* Begin *
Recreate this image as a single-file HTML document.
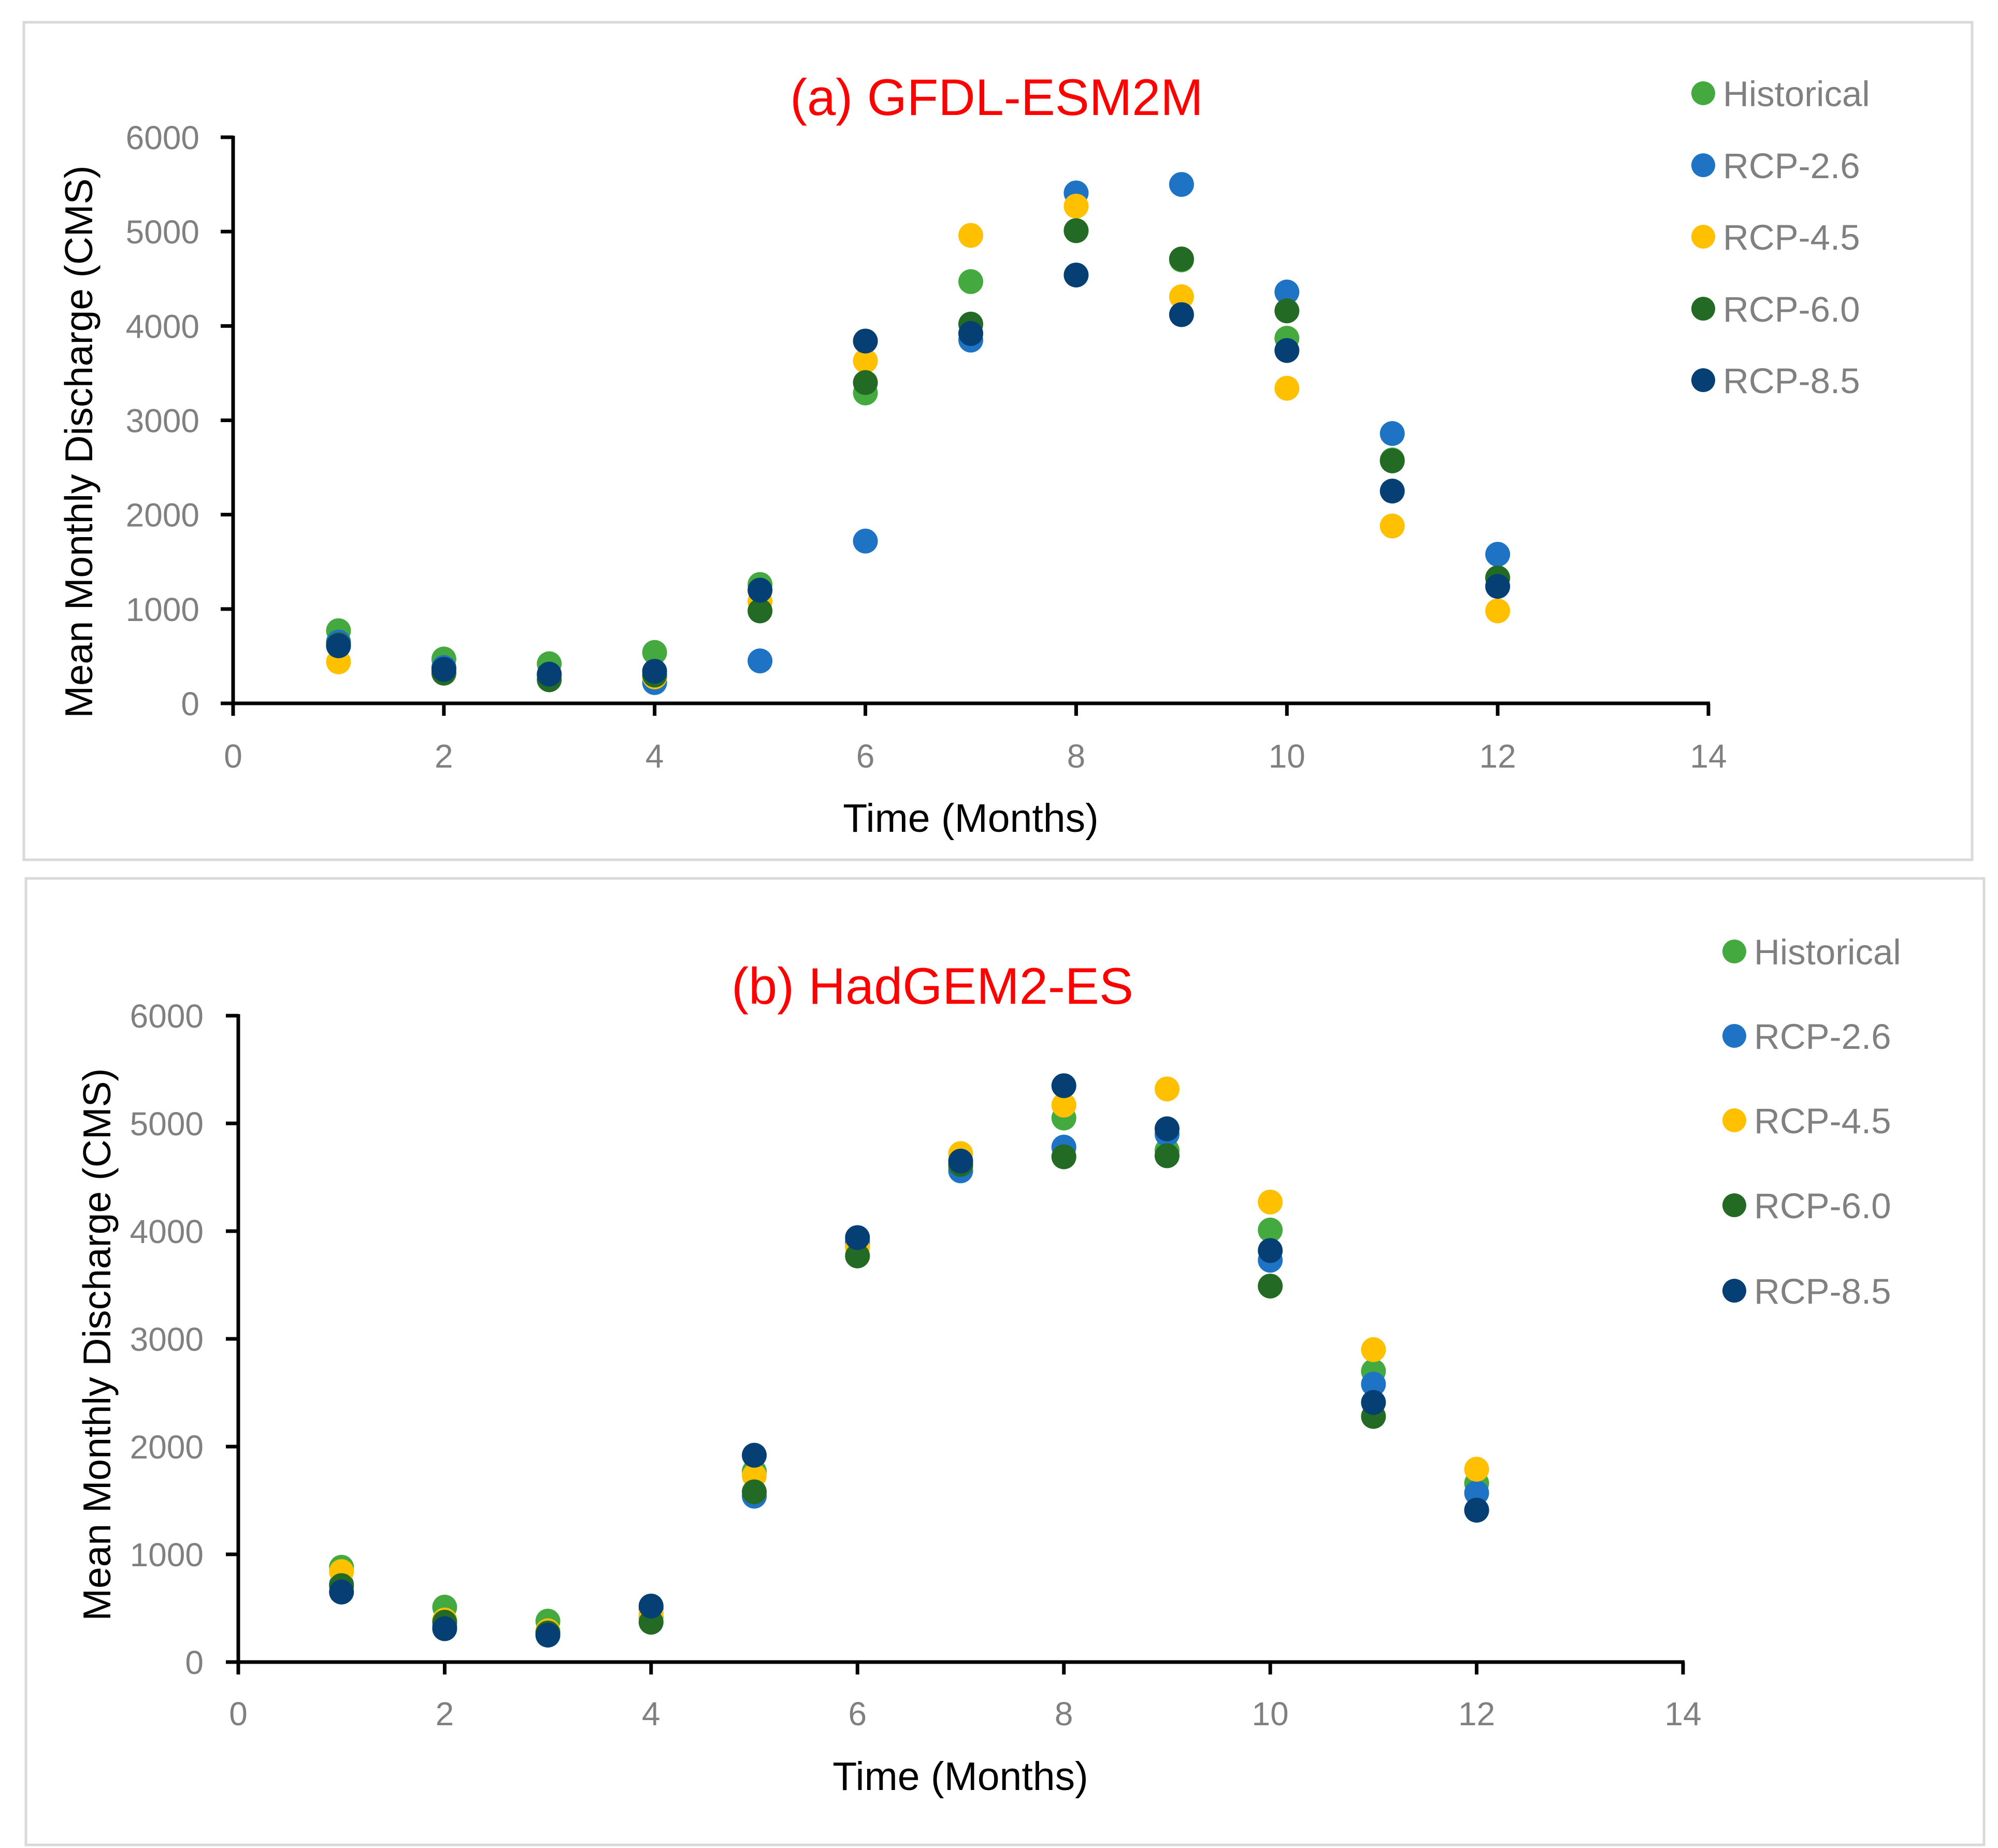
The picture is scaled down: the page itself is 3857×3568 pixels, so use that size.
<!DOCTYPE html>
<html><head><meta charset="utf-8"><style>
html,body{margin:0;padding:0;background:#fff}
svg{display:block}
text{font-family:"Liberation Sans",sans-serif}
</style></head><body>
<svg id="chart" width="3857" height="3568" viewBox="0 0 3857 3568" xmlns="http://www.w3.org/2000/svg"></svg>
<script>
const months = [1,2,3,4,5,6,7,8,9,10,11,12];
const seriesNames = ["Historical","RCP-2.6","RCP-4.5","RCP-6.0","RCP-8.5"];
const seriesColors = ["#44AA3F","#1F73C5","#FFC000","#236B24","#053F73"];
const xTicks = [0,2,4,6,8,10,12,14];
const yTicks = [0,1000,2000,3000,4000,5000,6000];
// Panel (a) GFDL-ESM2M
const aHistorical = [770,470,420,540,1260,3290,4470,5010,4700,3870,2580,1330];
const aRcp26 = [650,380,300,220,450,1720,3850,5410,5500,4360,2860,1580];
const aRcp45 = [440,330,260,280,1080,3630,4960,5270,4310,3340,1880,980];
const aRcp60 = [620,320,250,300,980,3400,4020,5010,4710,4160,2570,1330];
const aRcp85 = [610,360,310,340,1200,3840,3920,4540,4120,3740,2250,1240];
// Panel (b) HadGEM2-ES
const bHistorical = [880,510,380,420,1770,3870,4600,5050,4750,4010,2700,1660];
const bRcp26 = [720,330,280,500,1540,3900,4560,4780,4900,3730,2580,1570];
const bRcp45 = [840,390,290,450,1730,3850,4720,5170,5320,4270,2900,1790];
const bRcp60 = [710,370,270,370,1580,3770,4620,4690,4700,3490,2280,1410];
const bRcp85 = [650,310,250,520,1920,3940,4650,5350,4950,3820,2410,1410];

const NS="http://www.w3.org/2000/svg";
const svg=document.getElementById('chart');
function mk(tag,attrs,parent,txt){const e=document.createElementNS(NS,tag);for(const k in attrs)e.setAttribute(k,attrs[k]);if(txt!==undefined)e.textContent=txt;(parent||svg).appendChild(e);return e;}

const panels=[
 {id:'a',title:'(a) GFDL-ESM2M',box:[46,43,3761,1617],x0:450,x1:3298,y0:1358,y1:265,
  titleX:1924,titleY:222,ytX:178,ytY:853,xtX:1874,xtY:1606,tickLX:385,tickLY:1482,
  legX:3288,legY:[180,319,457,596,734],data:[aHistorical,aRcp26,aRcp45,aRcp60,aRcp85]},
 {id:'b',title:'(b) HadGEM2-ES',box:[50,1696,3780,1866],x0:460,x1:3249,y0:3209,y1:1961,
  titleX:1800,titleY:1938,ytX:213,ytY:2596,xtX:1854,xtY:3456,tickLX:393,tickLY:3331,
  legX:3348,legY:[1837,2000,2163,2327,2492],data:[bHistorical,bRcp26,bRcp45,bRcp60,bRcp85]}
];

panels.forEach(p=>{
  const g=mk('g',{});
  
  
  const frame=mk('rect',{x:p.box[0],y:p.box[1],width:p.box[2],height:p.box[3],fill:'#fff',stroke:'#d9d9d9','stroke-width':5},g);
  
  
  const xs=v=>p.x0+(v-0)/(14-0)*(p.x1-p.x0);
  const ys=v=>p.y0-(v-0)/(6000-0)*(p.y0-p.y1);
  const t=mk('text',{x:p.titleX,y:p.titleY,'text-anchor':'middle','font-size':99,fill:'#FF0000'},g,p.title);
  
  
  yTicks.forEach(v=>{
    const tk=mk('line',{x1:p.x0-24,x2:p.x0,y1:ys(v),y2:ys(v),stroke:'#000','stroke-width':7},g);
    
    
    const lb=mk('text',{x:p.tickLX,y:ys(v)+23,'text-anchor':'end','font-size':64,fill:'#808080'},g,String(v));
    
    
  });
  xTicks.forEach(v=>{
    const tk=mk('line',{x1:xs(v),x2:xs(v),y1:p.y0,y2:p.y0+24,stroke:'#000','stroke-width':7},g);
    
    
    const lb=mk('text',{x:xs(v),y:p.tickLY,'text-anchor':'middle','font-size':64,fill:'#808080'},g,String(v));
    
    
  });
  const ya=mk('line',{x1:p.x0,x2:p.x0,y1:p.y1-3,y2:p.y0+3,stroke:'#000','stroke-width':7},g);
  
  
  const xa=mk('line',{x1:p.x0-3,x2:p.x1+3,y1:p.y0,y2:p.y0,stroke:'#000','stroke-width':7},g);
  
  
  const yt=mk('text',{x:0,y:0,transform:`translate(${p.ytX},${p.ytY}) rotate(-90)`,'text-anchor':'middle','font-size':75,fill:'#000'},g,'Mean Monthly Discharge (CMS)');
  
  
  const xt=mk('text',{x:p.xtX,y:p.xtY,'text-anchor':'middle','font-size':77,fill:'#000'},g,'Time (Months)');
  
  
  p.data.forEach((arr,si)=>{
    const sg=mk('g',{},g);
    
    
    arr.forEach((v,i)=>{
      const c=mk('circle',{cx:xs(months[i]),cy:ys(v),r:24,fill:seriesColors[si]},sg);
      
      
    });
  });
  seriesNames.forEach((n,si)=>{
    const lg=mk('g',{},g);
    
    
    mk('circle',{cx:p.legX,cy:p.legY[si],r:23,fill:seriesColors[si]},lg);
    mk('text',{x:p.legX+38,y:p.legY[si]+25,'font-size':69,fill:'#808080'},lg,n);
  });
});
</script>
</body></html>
* End *
** Exercise requirements **
Repeat the material above word for word and skip every image in it.

** Answer to this problem **
Recreate this image as a single-file HTML document.
The picture is scaled down: the page itself is 3857×3568 pixels, so use that size.
<!DOCTYPE html>
<html><head><meta charset="utf-8"><style>
html,body{margin:0;padding:0;background:#fff}
svg{display:block}
text{font-family:"Liberation Sans",sans-serif}
</style></head><body>
<svg id="chart" width="3857" height="3568" viewBox="0 0 3857 3568" xmlns="http://www.w3.org/2000/svg"></svg>
<script>
const months = [1,2,3,4,5,6,7,8,9,10,11,12];
const seriesNames = ["Historical","RCP-2.6","RCP-4.5","RCP-6.0","RCP-8.5"];
const seriesColors = ["#44AA3F","#1F73C5","#FFC000","#236B24","#053F73"];
const xTicks = [0,2,4,6,8,10,12,14];
const yTicks = [0,1000,2000,3000,4000,5000,6000];
// Panel (a) GFDL-ESM2M
const aHistorical = [770,470,420,540,1260,3290,4470,5010,4700,3870,2580,1330];
const aRcp26 = [650,380,300,220,450,1720,3850,5410,5500,4360,2860,1580];
const aRcp45 = [440,330,260,280,1080,3630,4960,5270,4310,3340,1880,980];
const aRcp60 = [620,320,250,300,980,3400,4020,5010,4710,4160,2570,1330];
const aRcp85 = [610,360,310,340,1200,3840,3920,4540,4120,3740,2250,1240];
// Panel (b) HadGEM2-ES
const bHistorical = [880,510,380,420,1770,3870,4600,5050,4750,4010,2700,1660];
const bRcp26 = [720,330,280,500,1540,3900,4560,4780,4900,3730,2580,1570];
const bRcp45 = [840,390,290,450,1730,3850,4720,5170,5320,4270,2900,1790];
const bRcp60 = [710,370,270,370,1580,3770,4620,4690,4700,3490,2280,1410];
const bRcp85 = [650,310,250,520,1920,3940,4650,5350,4950,3820,2410,1410];

const NS="http://www.w3.org/2000/svg";
const svg=document.getElementById('chart');
function mk(tag,attrs,parent,txt){const e=document.createElementNS(NS,tag);for(const k in attrs)e.setAttribute(k,attrs[k]);if(txt!==undefined)e.textContent=txt;(parent||svg).appendChild(e);return e;}

const panels=[
 {id:'a',title:'(a) GFDL-ESM2M',box:[46,43,3761,1617],x0:450,x1:3298,y0:1358,y1:265,
  titleX:1924,titleY:222,ytX:178,ytY:853,xtX:1874,xtY:1606,tickLX:385,tickLY:1482,
  legX:3288,legY:[180,319,457,596,734],data:[aHistorical,aRcp26,aRcp45,aRcp60,aRcp85]},
 {id:'b',title:'(b) HadGEM2-ES',box:[50,1696,3780,1866],x0:460,x1:3249,y0:3209,y1:1961,
  titleX:1800,titleY:1938,ytX:213,ytY:2596,xtX:1854,xtY:3456,tickLX:393,tickLY:3331,
  legX:3348,legY:[1837,2000,2163,2327,2492],data:[bHistorical,bRcp26,bRcp45,bRcp60,bRcp85]}
];

panels.forEach(p=>{
  const g=mk('g',{});
  
  
  const frame=mk('rect',{x:p.box[0],y:p.box[1],width:p.box[2],height:p.box[3],fill:'#fff',stroke:'#d9d9d9','stroke-width':5},g);
  
  
  const xs=v=>p.x0+(v-0)/(14-0)*(p.x1-p.x0);
  const ys=v=>p.y0-(v-0)/(6000-0)*(p.y0-p.y1);
  const t=mk('text',{x:p.titleX,y:p.titleY,'text-anchor':'middle','font-size':99,fill:'#FF0000'},g,p.title);
  
  
  yTicks.forEach(v=>{
    const tk=mk('line',{x1:p.x0-24,x2:p.x0,y1:ys(v),y2:ys(v),stroke:'#000','stroke-width':7},g);
    
    
    const lb=mk('text',{x:p.tickLX,y:ys(v)+23,'text-anchor':'end','font-size':64,fill:'#808080'},g,String(v));
    
    
  });
  xTicks.forEach(v=>{
    const tk=mk('line',{x1:xs(v),x2:xs(v),y1:p.y0,y2:p.y0+24,stroke:'#000','stroke-width':7},g);
    
    
    const lb=mk('text',{x:xs(v),y:p.tickLY,'text-anchor':'middle','font-size':64,fill:'#808080'},g,String(v));
    
    
  });
  const ya=mk('line',{x1:p.x0,x2:p.x0,y1:p.y1-3,y2:p.y0+3,stroke:'#000','stroke-width':7},g);
  
  
  const xa=mk('line',{x1:p.x0-3,x2:p.x1+3,y1:p.y0,y2:p.y0,stroke:'#000','stroke-width':7},g);
  
  
  const yt=mk('text',{x:0,y:0,transform:`translate(${p.ytX},${p.ytY}) rotate(-90)`,'text-anchor':'middle','font-size':75,fill:'#000'},g,'Mean Monthly Discharge (CMS)');
  
  
  const xt=mk('text',{x:p.xtX,y:p.xtY,'text-anchor':'middle','font-size':77,fill:'#000'},g,'Time (Months)');
  
  
  p.data.forEach((arr,si)=>{
    const sg=mk('g',{},g);
    
    
    arr.forEach((v,i)=>{
      const c=mk('circle',{cx:xs(months[i]),cy:ys(v),r:24,fill:seriesColors[si]},sg);
      
      
    });
  });
  seriesNames.forEach((n,si)=>{
    const lg=mk('g',{},g);
    
    
    mk('circle',{cx:p.legX,cy:p.legY[si],r:23,fill:seriesColors[si]},lg);
    mk('text',{x:p.legX+38,y:p.legY[si]+25,'font-size':69,fill:'#808080'},lg,n);
  });
});
</script>
</body></html>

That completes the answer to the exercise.